→ WHAT TO WORK ON
Return, without pictures, the lines from the start of the data through the one that contains "minimum height=30pt] (c5)".

--- begin RECORDED DATA ---

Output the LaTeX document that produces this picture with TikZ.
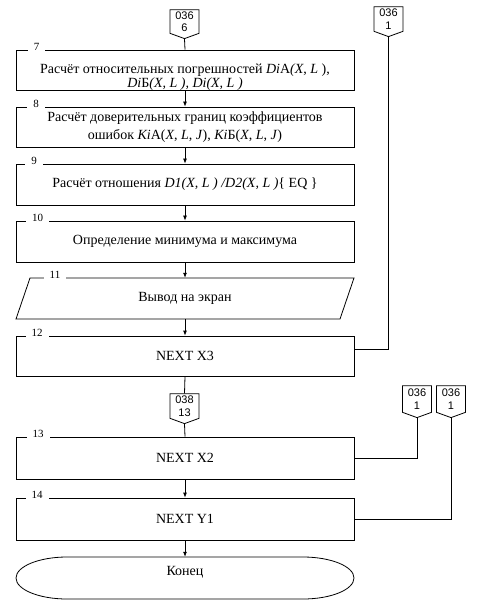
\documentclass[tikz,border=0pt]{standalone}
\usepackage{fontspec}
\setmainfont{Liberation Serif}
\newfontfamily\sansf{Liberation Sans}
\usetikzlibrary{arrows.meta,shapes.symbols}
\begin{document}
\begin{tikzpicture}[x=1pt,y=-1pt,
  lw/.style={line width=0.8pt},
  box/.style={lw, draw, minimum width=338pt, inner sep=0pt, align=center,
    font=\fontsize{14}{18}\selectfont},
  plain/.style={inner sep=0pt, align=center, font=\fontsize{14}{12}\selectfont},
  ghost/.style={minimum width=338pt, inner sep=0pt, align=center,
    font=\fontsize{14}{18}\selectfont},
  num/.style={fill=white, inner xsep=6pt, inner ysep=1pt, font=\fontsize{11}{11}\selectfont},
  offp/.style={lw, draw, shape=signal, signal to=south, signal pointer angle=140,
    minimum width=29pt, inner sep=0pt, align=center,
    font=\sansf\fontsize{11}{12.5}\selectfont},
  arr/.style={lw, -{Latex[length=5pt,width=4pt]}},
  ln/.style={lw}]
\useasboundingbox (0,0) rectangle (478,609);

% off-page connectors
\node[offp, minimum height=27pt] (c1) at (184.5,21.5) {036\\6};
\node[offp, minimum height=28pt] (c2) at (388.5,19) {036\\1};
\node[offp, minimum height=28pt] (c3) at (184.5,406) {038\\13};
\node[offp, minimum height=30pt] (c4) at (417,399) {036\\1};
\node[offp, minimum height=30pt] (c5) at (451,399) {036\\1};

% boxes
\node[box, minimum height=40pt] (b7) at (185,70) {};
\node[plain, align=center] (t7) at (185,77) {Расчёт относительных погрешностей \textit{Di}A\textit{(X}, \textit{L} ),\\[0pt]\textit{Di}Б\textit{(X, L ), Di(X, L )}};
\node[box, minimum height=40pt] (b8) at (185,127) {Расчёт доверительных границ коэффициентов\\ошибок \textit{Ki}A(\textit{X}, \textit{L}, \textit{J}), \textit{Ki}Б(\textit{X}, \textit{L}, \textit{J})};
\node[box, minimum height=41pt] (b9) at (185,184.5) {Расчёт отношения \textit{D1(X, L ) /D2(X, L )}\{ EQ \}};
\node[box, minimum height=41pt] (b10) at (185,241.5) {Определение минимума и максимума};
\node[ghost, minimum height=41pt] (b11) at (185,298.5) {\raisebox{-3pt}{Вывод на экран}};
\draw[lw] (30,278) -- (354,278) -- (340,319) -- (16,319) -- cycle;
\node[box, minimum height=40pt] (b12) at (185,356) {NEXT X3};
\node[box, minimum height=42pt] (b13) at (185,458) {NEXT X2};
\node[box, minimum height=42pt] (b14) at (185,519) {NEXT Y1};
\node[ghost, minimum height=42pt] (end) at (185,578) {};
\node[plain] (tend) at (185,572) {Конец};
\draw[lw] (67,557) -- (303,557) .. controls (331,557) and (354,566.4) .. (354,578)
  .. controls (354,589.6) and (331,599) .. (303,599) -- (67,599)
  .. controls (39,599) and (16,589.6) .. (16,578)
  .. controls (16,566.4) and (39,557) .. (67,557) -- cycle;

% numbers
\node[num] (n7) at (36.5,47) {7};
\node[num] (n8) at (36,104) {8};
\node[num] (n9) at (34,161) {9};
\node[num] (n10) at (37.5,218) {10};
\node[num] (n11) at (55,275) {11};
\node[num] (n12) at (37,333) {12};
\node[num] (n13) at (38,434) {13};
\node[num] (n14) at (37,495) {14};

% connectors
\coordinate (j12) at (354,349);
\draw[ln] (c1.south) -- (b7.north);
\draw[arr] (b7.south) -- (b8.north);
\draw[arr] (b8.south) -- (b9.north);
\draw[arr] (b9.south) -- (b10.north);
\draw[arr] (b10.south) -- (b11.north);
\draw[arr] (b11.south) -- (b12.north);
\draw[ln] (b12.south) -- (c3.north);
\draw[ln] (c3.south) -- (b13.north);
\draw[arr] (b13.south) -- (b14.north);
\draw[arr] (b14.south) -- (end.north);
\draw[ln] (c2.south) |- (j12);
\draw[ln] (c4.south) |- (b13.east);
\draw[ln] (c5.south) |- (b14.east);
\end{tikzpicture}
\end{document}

--- end RECORDED DATA ---

→ FULL OUTPUT
Output the LaTeX document that produces this picture with TikZ.
\documentclass[tikz,border=0pt]{standalone}
\usepackage{fontspec}
\setmainfont{Liberation Serif}
\newfontfamily\sansf{Liberation Sans}
\usetikzlibrary{arrows.meta,shapes.symbols}
\begin{document}
\begin{tikzpicture}[x=1pt,y=-1pt,
  lw/.style={line width=0.8pt},
  box/.style={lw, draw, minimum width=338pt, inner sep=0pt, align=center,
    font=\fontsize{14}{18}\selectfont},
  plain/.style={inner sep=0pt, align=center, font=\fontsize{14}{12}\selectfont},
  ghost/.style={minimum width=338pt, inner sep=0pt, align=center,
    font=\fontsize{14}{18}\selectfont},
  num/.style={fill=white, inner xsep=6pt, inner ysep=1pt, font=\fontsize{11}{11}\selectfont},
  offp/.style={lw, draw, shape=signal, signal to=south, signal pointer angle=140,
    minimum width=29pt, inner sep=0pt, align=center,
    font=\sansf\fontsize{11}{12.5}\selectfont},
  arr/.style={lw, -{Latex[length=5pt,width=4pt]}},
  ln/.style={lw}]
\useasboundingbox (0,0) rectangle (478,609);

% off-page connectors
\node[offp, minimum height=27pt] (c1) at (184.5,21.5) {036\\6};
\node[offp, minimum height=28pt] (c2) at (388.5,19) {036\\1};
\node[offp, minimum height=28pt] (c3) at (184.5,406) {038\\13};
\node[offp, minimum height=30pt] (c4) at (417,399) {036\\1};
\node[offp, minimum height=30pt] (c5) at (451,399) {036\\1};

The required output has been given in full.